There were the children’s mothers, misty-eyed at their kids’ sense of innocence and wonder. There were the kids’ fathers, standing on their toes to better look down the front of Cinderella’s dress. Forget men are from Mars, women are from Venus; this, I thought, is the difference between men and women. I remember feeling like a low-life standing there, with the other fathers, on our toes trying to get a look at Cinderella’s cleavage. I don’t know about the other men, but I hated myself. For crying out loud, I was lusting after Cinderella! What was next for me, Snow White?
Of course my daughter was too young to go on any ride except something called the “Pink Teacup.” I had to ride with her over and over, spinning around until I almost threw up the corn dogs, frozen bananas and icky green drink that I had eaten because it was the stuff that passed as food in Disneyland in those days.
Did I learn my lesson that trip? Of course not: A few years later, I carried my sleeping 4-year-old son on my back for hours at Epcot Center in Florida. After a while, he felt like he weighed 200 pounds. This may give me a heart attack, I thought to myself. Then I started wondering if the EMS guys, who were going to have to shock my heart back into rhythm, would arrive with paddles that had Disney characters painted on them.
I imagined the EMS workers talking over my exhausted, lifeless body. “He’s still not stirring. Hit him with the Goofy paddle and I’ll hit him with a Minnie and Mickey paddle. Stand clear!” For me, Epcot was the equivalent of the Bataan Death March of amusement parks.
But I have always had a problem with Walt Disney. Along with the fact he was a notorious anti-Semite, he killed off Bambi’s mother and put Dumbo’s mother in jail. Those two acts have made more shrinks wealthy than any other acts in the history of mankind.
I blame all of my odd behavior on the death of Bambi’s mother. Now, I know that for me, no shrink has ever pieced it together and said, “Hmmmmmmmm. When did you first start worrying that your mother was going to be shot by a hunter, Mr. Della Femina?” But the fact is every child (and that, dear reader, includes you and me) has been traumatized by what that nasty old bastard Disney passed off as entertainment. Dwarfs … witches … evil stepmothers … poisoned apples … talking rodents …

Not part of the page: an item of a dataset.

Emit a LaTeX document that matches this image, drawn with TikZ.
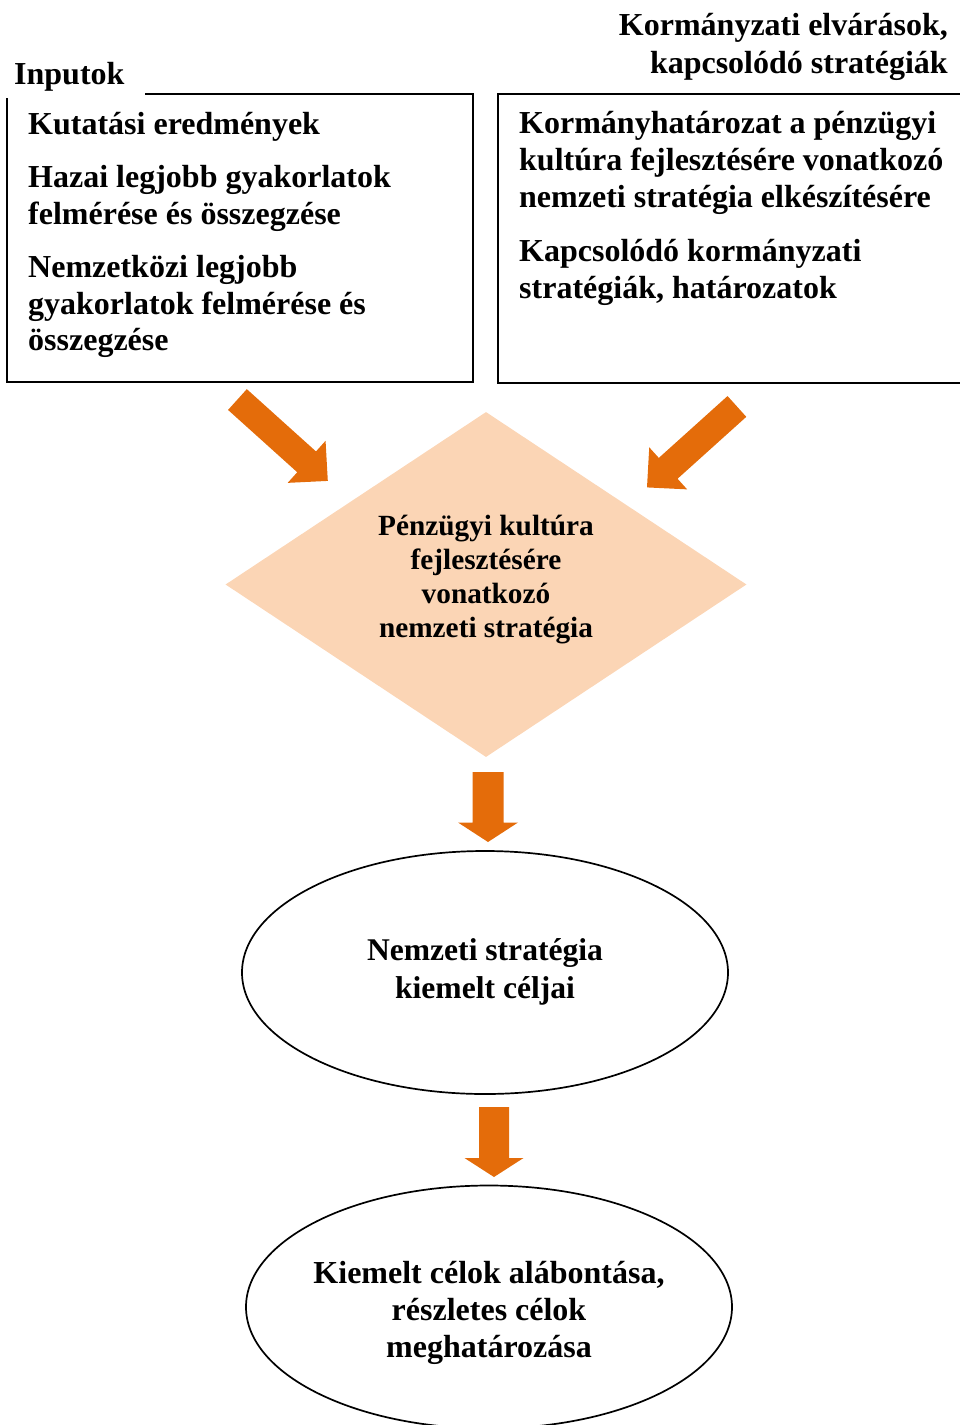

I don’t even want to speculate what “kill them then eat them” mass murderer Jeffrey Dahmer was thinking when, as a small child, he sat in a darkened theater and he watched the scene where the Huntsman pretended to deliver Snow White’s “heart” to her evil stepmother. Perhaps he thought, “Oh, that looks like it would be so much more delicious than this popcorn, Raisinettes, Snickers and other junk I’m stuffing into my face.”